### Exercise goal
Take the listing from its first line through the line that contains "import seaborn as sns" and please retype those lines exactly, leaving out the pictures.

==========

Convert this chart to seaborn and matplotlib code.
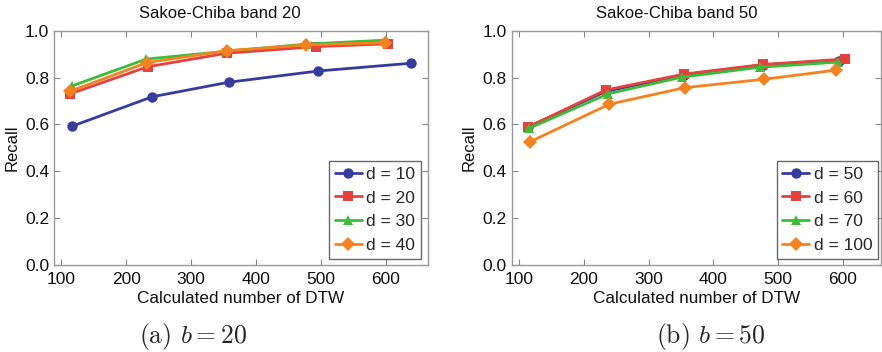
import numpy as np
import pandas as pd
import matplotlib
matplotlib.use("Agg")
import matplotlib.pyplot as plt
import seaborn as sns

# ---- data ----
left_labels = ["d = 10", "d = 20", "d = 30", "d = 40"]
left_x = {
    "d = 10": [117, 240, 358, 496, 639],
    "d = 20": [113, 233, 355, 493, 603],
    "d = 30": [116, 231, 354, 479, 601],
    "d = 40": [113, 232, 356, 478, 599],
}
left_y = {
    "d = 10": [0.593, 0.718, 0.780, 0.828, 0.861],
    "d = 20": [0.730, 0.846, 0.904, 0.932, 0.944],
    "d = 30": [0.764, 0.879, 0.912, 0.943, 0.960],
    "d = 40": [0.741, 0.864, 0.915, 0.939, 0.949],
}
right_labels = ["d = 50", "d = 60", "d = 70", "d = 100"]
right_x = {
    "d = 50": [113, 234, 355, 476, 594],
    "d = 60": [113, 234, 355, 477, 603],
    "d = 70": [115, 238, 352, 472, 593],
    "d = 100": [117, 239, 356, 479, 590],
}
right_y = {
    "d = 50": [0.588, 0.741, 0.811, 0.854, 0.872],
    "d = 60": [0.588, 0.747, 0.815, 0.856, 0.879],
    "d = 70": [0.583, 0.731, 0.802, 0.844, 0.866],
    "d = 100": [0.526, 0.686, 0.757, 0.793, 0.832],
}
titles = ["Sakoe-Chiba band 20", "Sakoe-Chiba band 50"]
captions = ["(a) $b = 20$", "(b) $b = 50$"]
xticks = [100, 200, 300, 400, 500, 600]
yticks = [0.0, 0.2, 0.4, 0.6, 0.8, 1.0]

colors = ["#363c9e", "#e8403d", "#3bbd3b", "#f5821f"]
markers = ["o", "s", "^", "D"]

sns.set_theme(style="white")
plt.rcParams["font.family"] = ["Liberation Sans", "DejaVu Sans"]
plt.rcParams["mathtext.fontset"] = "cm"

W, H = 882, 352
fig = plt.figure(figsize=(W / 100, H / 100), dpi=100)
axes = [fig.add_axes([54 / W, 87 / H, 373.7 / W, 234.3 / H]),
        fig.add_axes([511.7 / W, 87 / H, 369.3 / W, 234.3 / H])]

title_cx = [220, 677]
caption_cx = [193, 711]
leg_anchor = [(0.982, 0.026), (0.992, 0.026)]

panels = [(left_labels, left_x, left_y), (right_labels, right_x, right_y)]
for i, (ax, (labels, xs, ys)) in enumerate(zip(axes, panels)):
    rows = []
    for lab in labels:
        for xv, yv in zip(xs[lab], ys[lab]):
            rows.append({"x": xv, "y": yv, "d": lab})
    df = pd.DataFrame(rows)
    sns.lineplot(data=df, x="x", y="y", hue="d", style="d", hue_order=labels,
                 style_order=labels, palette=colors, markers=markers, dashes=False,
                 linewidth=2.0, markersize=7.5, markeredgewidth=0, ax=ax,
                 estimator=None, sort=False)
    ax.set_xlim(88.5, 665 if i == 0 else 659)
    ax.set_ylim(0, 1.0)
    ax.set_xticks(xticks)
    ax.set_yticks(yticks)
    ax.set_yticklabels([f"{v:.1f}" for v in yticks])
    ax.tick_params(direction="in", length=4, width=0.8, color="#888888",
                   top=True, right=True, bottom=True, left=True,
                   labelsize=12.5, labelcolor="#111111")
    ax.tick_params(axis="x", pad=5)
    ax.tick_params(axis="y", pad=3.5)
    for sp in ax.spines.values():
        sp.set_color("#999999")
        sp.set_linewidth(1.0)
    ax.set_xlabel("Calculated number of DTW", fontsize=12.3, labelpad=3, color="#111111")
    ax.set_ylabel("Recall", fontsize=12, labelpad=4, color="#111111")
    fig.text(title_cx[i] / W, 1 - 13 / H, titles[i], ha="center", va="center",
             fontsize=12, color="#111111")
    leg = ax.legend(loc="lower right", bbox_to_anchor=leg_anchor[i],
                    fontsize=12.5, frameon=True, fancybox=False,
                    handlelength=1.55, handletextpad=0.25, borderpad=0.33,
                    labelspacing=0.5, borderaxespad=0.0)
    leg.get_frame().set_edgecolor("#444444")
    leg.get_frame().set_linewidth(1.0)
    for h in leg.legend_handles:
        h.set_linewidth(2.0)
    fig.text(caption_cx[i] / W, 1 - 337 / H, captions[i], ha="center",
             va="center", fontsize=18.5, family="cmr10")

fig.savefig("out.png", dpi=100)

==========

### Complete output
Convert this chart to seaborn and matplotlib code.
import numpy as np
import pandas as pd
import matplotlib
matplotlib.use("Agg")
import matplotlib.pyplot as plt
import seaborn as sns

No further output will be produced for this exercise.